▶ [COLLECTED DATA]:
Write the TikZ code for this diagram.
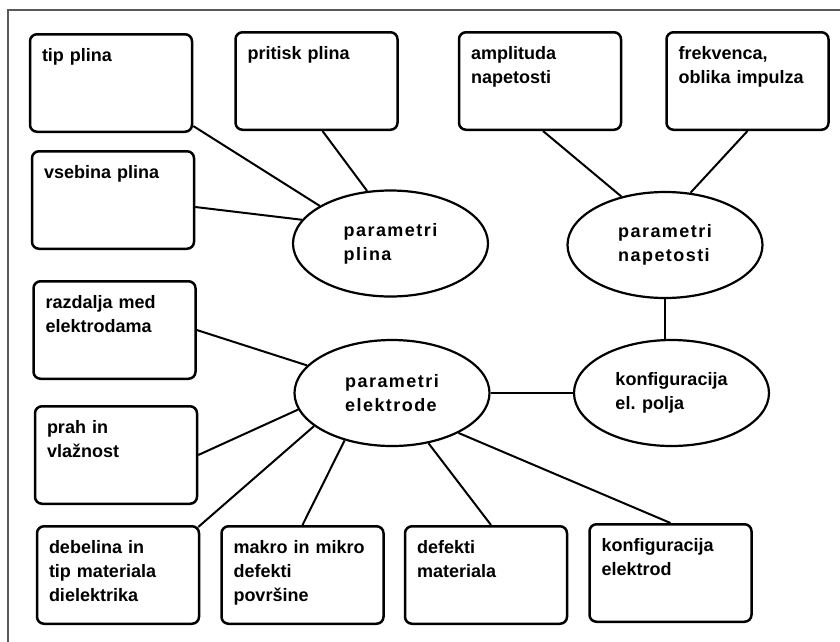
\documentclass[tikz,border=0pt]{standalone}
\usepackage{fontspec}
\setmainfont{Liberation Sans}
\usetikzlibrary{shapes.geometric, positioning}

\begin{document}
\begin{tikzpicture}[
    x=1pt, y=-1pt,
    node distance=18pt,
    every node/.style={font=\fontsize{18}{24}\selectfont\bfseries}, % same bold face everywhere
    box/.style={draw, line width=2.5pt, rounded corners=7pt, text width=138pt, align=left,
        inner xsep=12pt, inner ysep=14pt, text height=13pt, text depth=56.5pt},
    param/.style={ellipse, draw, line width=2.2pt, minimum width=195pt, minimum height=106pt,
        inner sep=0pt, align=left},
    wide/.style={font=\fontsize{18}{24}\selectfont\bfseries\addfontfeature{LetterSpace=8}},
    link/.style={draw, line width=2pt}
]
\useasboundingbox (0,0) rectangle (840,641);
% outer frame (cut off right and below)
\draw[black!65, line width=1.2pt] (8,660) |- (860,10);

% draw the boxes
\node[box] (tip) at (111,83) {tip plina};
\node[box, right=41pt of tip, yshift=2pt] (pritisk) {pritisk plina};
\node[box, right=59pt of pritisk] (ampl) {amplituda\\napetosti};
\node[box, right=43pt of ampl] (frek) {frekvenca,\\oblika impulza};
\node[box, below=17pt of tip, xshift=2pt] (vsebina) {vsebina plina};
\node[box, below=30pt of vsebina, xshift=1.5pt] (razdalja) {razdalja med\\elektrodama};
\node[box, below=25pt of razdalja, xshift=1.5pt] (prah) {prah in\\vla\v{z}nost};
\node[box, below=20pt of prah, xshift=2pt] (debelina) {debelina in\\tip materiala\\dielektrika};
\node[box, right=20pt of debelina] (makro) {makro in mikro\\defekti\\povr\v{s}ine};
\node[box, right=19pt of makro] (defekti) {defekti\\materiala};
\node[box, right=20pt of defekti, yshift=2pt] (konfig) {konfiguracija\\elektrod};

% draw the ellipses
\node[param, wide] (plina) at (390.5,243.5) {parametri\\plina};
\node[param, wide] (napetost) at (665,245) {parametri\\napetosti};
\node[param, wide] (elektrode) at (392,393) {parametri\\elektrode};
\node[param] (polje) at (671.5,393) {konfiguracija\\el. polja};

% draw the links
\path[link]
([yshift=7pt]tip.south east) edge (plina.152)
([xshift=6pt]pritisk.south) edge (plina.114)
([yshift=-7pt]vsebina.east) edge (plina.165)
([xshift=3pt]ampl.south) edge (napetost.132)
(frek.south) edge (napetost.64)
(napetost.south) edge (napetost.south |- polje.north)
(elektrode.east) edge (polje.west)
(razdalja.east) edge (elektrode.162)
(prah.east) edge (elektrode.190)
([xshift=-2pt,yshift=-2pt]debelina.north east) edge (elektrode.203)
(makro.north) edge (elektrode.225)
([xshift=5pt]defekti.north) edge (elektrode.306)
(konfig.north) edge (elektrode.329)
;
\end{tikzpicture}
\end{document}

▶ [PROBLEM]:
Starting at the first line of the material, output exactly the lines up to and including the one with "of defekti, yshift=2pt]". Do not include the pictures.

▶ [EXERCISE SOLUTION]:
Write the TikZ code for this diagram.
\documentclass[tikz,border=0pt]{standalone}
\usepackage{fontspec}
\setmainfont{Liberation Sans}
\usetikzlibrary{shapes.geometric, positioning}

\begin{document}
\begin{tikzpicture}[
    x=1pt, y=-1pt,
    node distance=18pt,
    every node/.style={font=\fontsize{18}{24}\selectfont\bfseries}, % same bold face everywhere
    box/.style={draw, line width=2.5pt, rounded corners=7pt, text width=138pt, align=left,
        inner xsep=12pt, inner ysep=14pt, text height=13pt, text depth=56.5pt},
    param/.style={ellipse, draw, line width=2.2pt, minimum width=195pt, minimum height=106pt,
        inner sep=0pt, align=left},
    wide/.style={font=\fontsize{18}{24}\selectfont\bfseries\addfontfeature{LetterSpace=8}},
    link/.style={draw, line width=2pt}
]
\useasboundingbox (0,0) rectangle (840,641);
% outer frame (cut off right and below)
\draw[black!65, line width=1.2pt] (8,660) |- (860,10);

% draw the boxes
\node[box] (tip) at (111,83) {tip plina};
\node[box, right=41pt of tip, yshift=2pt] (pritisk) {pritisk plina};
\node[box, right=59pt of pritisk] (ampl) {amplituda\\napetosti};
\node[box, right=43pt of ampl] (frek) {frekvenca,\\oblika impulza};
\node[box, below=17pt of tip, xshift=2pt] (vsebina) {vsebina plina};
\node[box, below=30pt of vsebina, xshift=1.5pt] (razdalja) {razdalja med\\elektrodama};
\node[box, below=25pt of razdalja, xshift=1.5pt] (prah) {prah in\\vla\v{z}nost};
\node[box, below=20pt of prah, xshift=2pt] (debelina) {debelina in\\tip materiala\\dielektrika};
\node[box, right=20pt of debelina] (makro) {makro in mikro\\defekti\\povr\v{s}ine};
\node[box, right=19pt of makro] (defekti) {defekti\\materiala};
\node[box, right=20pt of defekti, yshift=2pt] (konfig) {konfiguracija\\elektrod};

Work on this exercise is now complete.